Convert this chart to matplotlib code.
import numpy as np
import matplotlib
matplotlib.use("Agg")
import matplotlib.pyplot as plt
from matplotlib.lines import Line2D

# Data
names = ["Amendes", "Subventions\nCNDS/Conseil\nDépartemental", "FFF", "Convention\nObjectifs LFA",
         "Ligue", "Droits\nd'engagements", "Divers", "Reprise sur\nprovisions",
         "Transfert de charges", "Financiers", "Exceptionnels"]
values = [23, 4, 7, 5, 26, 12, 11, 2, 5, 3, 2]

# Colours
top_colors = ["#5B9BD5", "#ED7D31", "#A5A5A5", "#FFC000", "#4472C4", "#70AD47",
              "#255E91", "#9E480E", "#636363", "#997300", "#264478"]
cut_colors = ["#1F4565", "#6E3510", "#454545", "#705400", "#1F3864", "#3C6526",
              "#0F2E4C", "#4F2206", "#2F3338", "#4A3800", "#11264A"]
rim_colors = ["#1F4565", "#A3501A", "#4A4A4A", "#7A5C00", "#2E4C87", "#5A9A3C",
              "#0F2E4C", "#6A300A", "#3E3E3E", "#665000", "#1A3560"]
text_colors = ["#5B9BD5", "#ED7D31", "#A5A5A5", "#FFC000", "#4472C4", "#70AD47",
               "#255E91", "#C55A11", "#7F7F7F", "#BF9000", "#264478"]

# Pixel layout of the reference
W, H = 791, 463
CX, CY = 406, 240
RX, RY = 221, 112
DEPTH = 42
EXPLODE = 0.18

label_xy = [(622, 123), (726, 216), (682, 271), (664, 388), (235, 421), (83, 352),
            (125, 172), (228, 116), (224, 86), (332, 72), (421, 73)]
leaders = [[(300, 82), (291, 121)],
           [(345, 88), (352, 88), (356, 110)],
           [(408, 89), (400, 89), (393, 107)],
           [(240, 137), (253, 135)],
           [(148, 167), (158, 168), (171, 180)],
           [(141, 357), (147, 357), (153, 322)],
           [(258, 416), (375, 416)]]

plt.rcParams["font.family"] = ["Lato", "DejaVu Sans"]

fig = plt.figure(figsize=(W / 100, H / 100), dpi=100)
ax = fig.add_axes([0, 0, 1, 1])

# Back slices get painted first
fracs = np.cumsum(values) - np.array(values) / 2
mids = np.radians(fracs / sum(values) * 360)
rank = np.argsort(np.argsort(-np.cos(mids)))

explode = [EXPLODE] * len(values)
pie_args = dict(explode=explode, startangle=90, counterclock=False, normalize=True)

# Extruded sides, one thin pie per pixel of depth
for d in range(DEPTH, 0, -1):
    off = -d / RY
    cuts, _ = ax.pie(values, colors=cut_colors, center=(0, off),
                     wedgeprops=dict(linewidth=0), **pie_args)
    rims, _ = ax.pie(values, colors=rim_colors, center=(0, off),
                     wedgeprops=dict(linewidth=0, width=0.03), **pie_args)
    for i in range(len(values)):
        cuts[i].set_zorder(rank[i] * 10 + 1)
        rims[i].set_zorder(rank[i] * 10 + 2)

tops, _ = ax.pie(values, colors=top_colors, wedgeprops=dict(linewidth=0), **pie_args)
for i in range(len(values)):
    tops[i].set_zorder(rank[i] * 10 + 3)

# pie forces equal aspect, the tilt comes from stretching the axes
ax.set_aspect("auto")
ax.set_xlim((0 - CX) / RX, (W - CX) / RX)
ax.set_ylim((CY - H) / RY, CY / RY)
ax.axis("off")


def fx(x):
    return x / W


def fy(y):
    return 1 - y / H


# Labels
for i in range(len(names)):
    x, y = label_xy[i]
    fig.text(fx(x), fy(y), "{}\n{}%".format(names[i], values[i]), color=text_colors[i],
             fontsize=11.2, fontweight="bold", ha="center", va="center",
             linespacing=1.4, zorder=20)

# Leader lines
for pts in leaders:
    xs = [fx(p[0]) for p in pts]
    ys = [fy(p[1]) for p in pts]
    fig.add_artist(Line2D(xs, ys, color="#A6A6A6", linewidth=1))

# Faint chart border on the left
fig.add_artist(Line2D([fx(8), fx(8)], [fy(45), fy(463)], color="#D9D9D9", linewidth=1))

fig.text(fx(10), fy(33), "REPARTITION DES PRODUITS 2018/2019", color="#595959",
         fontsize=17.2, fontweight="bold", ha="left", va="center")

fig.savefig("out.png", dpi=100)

☆ ☆ ☆ ☆ ☆ ☆ ☆

## SHORT EXERCISE
All lines from the beginning of the material above through the one with "EXPLODE = 0.18" need to be returned exactly; please return those and only those.

## WORKED ANSWER
Convert this chart to matplotlib code.
import numpy as np
import matplotlib
matplotlib.use("Agg")
import matplotlib.pyplot as plt
from matplotlib.lines import Line2D

# Data
names = ["Amendes", "Subventions\nCNDS/Conseil\nDépartemental", "FFF", "Convention\nObjectifs LFA",
         "Ligue", "Droits\nd'engagements", "Divers", "Reprise sur\nprovisions",
         "Transfert de charges", "Financiers", "Exceptionnels"]
values = [23, 4, 7, 5, 26, 12, 11, 2, 5, 3, 2]

# Colours
top_colors = ["#5B9BD5", "#ED7D31", "#A5A5A5", "#FFC000", "#4472C4", "#70AD47",
              "#255E91", "#9E480E", "#636363", "#997300", "#264478"]
cut_colors = ["#1F4565", "#6E3510", "#454545", "#705400", "#1F3864", "#3C6526",
              "#0F2E4C", "#4F2206", "#2F3338", "#4A3800", "#11264A"]
rim_colors = ["#1F4565", "#A3501A", "#4A4A4A", "#7A5C00", "#2E4C87", "#5A9A3C",
              "#0F2E4C", "#6A300A", "#3E3E3E", "#665000", "#1A3560"]
text_colors = ["#5B9BD5", "#ED7D31", "#A5A5A5", "#FFC000", "#4472C4", "#70AD47",
               "#255E91", "#C55A11", "#7F7F7F", "#BF9000", "#264478"]

# Pixel layout of the reference
W, H = 791, 463
CX, CY = 406, 240
RX, RY = 221, 112
DEPTH = 42
EXPLODE = 0.18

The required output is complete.